Mentre si sospetta (si veda l’intervista in basso) che inizialmente la platea sia stata sovrastimata, qualcuno - come accadeva per gli assegni al nucleo familiare - potrebbe non avere interesse a richiederlo; qualcun’altro, per carenza di strumenti o di informazione, non sa ancora di doverlo fare. È stato lo stesso premier Draghi, del resto, nel suo recente discorso alla stampa estera a definire la riforma dell’assegno unico come «una straordinaria decisione che ha avuto relativamente poca attenzione dai media».

Fatto sta che, stando a queste cifre, sembra inevitabile che rispetto ai fondi stanziati - in parte provenienti dall’abolizione delle vecchie misure, in parte raccolti nel Fondo ad hoc - nel 2022 ci sarà un risparmio. «Sarà cruciale riutilizzare le risorse residue per potenziare la misura stessa», chiede Gigi De Paolo, presidente del Forum delle associazioni familiari. Un risparmio alimentato anche dal fatto che una famiglia beneficiaria su cinque ancora non ha presentato l’Isee e, quindi, ha diritto alla sola quota minima.

Con la crisi di Governo resta congelata anche la discussione proprio sull’indicatore della situazione economica in base al quale è modulato l’assegno, avviata in seguito alla volontà espressa da alcuni partiti di “pesare” meno la prima casa oppure di rendere meno incisivo il peso patrimonio. Ad aprire un tavolo sul punto era stata pochi mesi fa la ministra Bonetti, ma se ci fossero risorse sufficienti la questione potrebbe passare in secondo piano: basterebbe ridurre la progressività e aumentare gli importi spettanti.

Le criticità da superare

In pratica dopo il primo anno di rodaggio, in base alle caratteristiche effettive della platea, si renderà necessario un check up della misura. Finora sono stati erogati circa 5,6 miliardi di euro e le famiglie raggiunte dall’ultima tranche di pagamenti rilevati dai dati Inps (quella di giugno) sono stati circa 4,6 milioni, in pratica il 90% delle famiglie che hanno presentato domanda entro fine maggio. Le altre sono istanze ancora in istruttoria, che riscontrano problematiche sulle coordinate bancarie o che si sovrappongono a pratiche inviate per il reddito di cittadinanza da membri dello stesso nucleo familiare. Restano ancora aperte, infine, alcune criticità: mentre il Dl Semplificazioni, anche se solo per quest’anno, ha adeguato gli importi - inizialmente penalizzanti - per i figli disabili, restano ancora esclusi invece i figli dei transfrontalieri: per loro serve un intervento normativo.

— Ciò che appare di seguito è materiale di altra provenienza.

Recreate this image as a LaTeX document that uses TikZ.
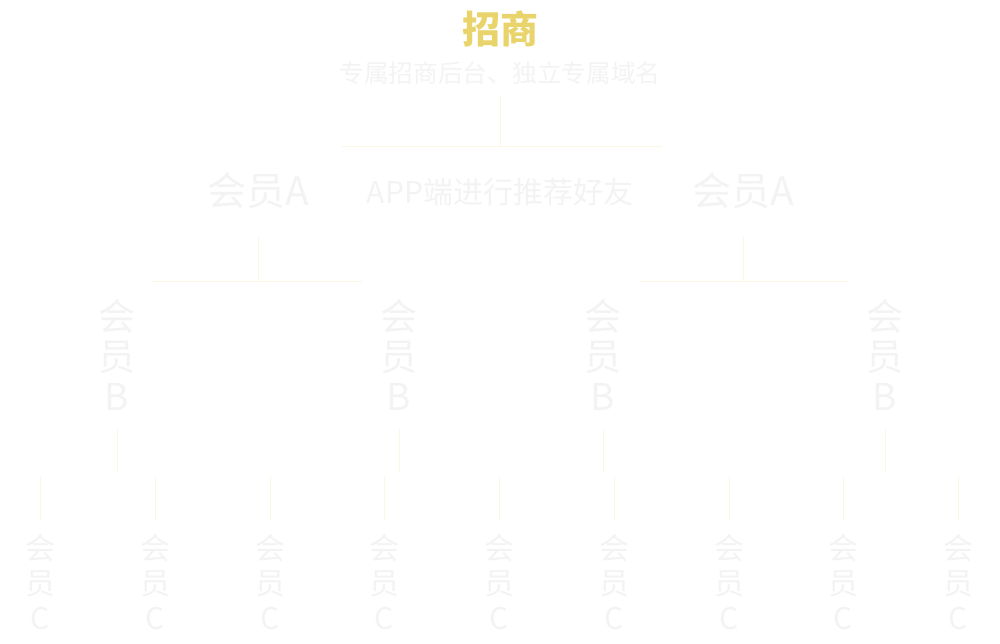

Resta da attuare il Family act

Infine va realizzato anche il disegno complessivo del Family act, di cui l’assegno è protagonista: la legge delega n. 32/2022, approvata lo scorso aprile ed entrata in vigore il 12 maggio, inserisce la nuova misura nel quadro di una serie di provvedimenti, da attuare nei prossimi mesi. «Quello che abbiamo costruito - ha detto la ministra Bonetti - è una visione di investimento nelle politiche familiari».

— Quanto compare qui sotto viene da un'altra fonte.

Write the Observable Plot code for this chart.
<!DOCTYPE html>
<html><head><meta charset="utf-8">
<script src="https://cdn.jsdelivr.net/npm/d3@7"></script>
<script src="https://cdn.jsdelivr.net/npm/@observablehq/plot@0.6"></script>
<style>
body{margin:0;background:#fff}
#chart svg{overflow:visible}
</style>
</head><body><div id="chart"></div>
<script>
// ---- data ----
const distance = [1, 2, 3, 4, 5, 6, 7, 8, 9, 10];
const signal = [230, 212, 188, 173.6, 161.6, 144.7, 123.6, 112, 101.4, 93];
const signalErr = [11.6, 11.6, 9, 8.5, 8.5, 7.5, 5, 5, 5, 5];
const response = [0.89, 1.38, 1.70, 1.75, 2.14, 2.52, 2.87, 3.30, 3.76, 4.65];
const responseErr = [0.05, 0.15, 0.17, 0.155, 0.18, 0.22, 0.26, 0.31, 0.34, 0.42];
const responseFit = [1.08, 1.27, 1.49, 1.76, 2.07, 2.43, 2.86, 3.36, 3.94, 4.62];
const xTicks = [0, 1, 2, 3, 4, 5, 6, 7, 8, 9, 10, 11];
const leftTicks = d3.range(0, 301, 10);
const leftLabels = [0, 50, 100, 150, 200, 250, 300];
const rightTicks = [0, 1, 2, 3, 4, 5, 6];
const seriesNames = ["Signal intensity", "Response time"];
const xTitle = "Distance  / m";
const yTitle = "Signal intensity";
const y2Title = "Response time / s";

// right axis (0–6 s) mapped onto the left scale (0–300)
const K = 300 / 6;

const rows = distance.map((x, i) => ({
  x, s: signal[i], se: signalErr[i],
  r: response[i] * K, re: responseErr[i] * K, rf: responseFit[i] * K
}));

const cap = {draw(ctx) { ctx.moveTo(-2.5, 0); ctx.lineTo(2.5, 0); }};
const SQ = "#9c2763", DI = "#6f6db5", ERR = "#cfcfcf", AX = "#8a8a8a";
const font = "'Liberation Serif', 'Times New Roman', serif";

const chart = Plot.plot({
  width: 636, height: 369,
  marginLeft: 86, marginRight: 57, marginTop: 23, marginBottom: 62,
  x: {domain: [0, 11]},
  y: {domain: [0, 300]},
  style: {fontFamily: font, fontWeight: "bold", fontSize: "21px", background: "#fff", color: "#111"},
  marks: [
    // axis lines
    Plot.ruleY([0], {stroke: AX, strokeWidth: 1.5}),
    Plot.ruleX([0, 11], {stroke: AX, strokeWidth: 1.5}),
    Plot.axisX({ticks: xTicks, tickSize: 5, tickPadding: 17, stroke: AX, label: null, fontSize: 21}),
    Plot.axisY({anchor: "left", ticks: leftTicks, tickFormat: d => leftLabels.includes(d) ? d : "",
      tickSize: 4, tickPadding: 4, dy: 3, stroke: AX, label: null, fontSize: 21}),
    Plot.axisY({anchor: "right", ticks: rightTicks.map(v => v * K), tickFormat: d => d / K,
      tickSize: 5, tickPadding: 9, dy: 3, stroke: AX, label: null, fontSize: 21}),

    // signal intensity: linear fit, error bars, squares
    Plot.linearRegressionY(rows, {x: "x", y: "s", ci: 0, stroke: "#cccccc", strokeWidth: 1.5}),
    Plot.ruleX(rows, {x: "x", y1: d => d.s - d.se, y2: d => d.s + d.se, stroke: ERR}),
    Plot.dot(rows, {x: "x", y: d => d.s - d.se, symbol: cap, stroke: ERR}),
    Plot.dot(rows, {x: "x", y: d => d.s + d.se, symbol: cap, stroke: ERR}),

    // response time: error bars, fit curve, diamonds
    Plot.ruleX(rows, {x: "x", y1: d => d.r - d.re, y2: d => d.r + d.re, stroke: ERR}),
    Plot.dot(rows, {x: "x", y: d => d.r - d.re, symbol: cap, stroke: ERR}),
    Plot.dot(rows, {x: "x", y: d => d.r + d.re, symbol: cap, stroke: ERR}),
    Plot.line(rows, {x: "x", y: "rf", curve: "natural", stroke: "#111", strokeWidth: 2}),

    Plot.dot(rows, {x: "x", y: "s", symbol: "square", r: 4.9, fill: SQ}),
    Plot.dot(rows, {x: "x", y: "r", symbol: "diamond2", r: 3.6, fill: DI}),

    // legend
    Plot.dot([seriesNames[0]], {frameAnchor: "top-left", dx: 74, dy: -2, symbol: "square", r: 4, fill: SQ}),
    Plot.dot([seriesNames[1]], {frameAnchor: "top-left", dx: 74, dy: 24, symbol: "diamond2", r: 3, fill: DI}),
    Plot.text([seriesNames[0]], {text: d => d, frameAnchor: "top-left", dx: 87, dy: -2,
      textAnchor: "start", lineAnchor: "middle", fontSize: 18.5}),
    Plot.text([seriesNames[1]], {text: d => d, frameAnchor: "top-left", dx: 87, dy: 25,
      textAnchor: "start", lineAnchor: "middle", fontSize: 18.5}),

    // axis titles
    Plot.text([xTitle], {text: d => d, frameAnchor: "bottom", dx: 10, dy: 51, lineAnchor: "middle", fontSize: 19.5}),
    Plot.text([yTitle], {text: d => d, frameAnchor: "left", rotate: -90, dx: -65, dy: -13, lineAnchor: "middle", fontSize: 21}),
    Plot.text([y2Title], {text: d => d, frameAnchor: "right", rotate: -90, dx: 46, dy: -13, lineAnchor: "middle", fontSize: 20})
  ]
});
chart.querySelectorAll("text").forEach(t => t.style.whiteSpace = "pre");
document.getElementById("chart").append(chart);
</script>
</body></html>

Nel dettaglio, entro maggio 2023 va approvato - con uno o più decreti legislativi - il riordino delle misure di sostegno per l’istruzione e l’educazione dei figli. Ed entro maggio 2024 il rafforzamento e riordino della disciplina sui congedi parentali e di paternità, sugli incentivi al lavoro femminile e le misure di sostegno per la formazione dei figli e per il conseguimento della loro autonomia finanziaria. Misure, queste ultime, che avrebbero potuto iniziare a prendere forma già nella manovra di fine anno. In particolare si era parlato di potenziare oltre i dieci giorni il congedo di paternità obbligatorio e di rinnovare le agevolazioni - in scadenza il 31 dicembre 2022 - per l’acquisto della prima casa a favore degli under 36, introdotte per la prima volta sempre da Draghi l’anno scorso con il decreto Sostegni bis.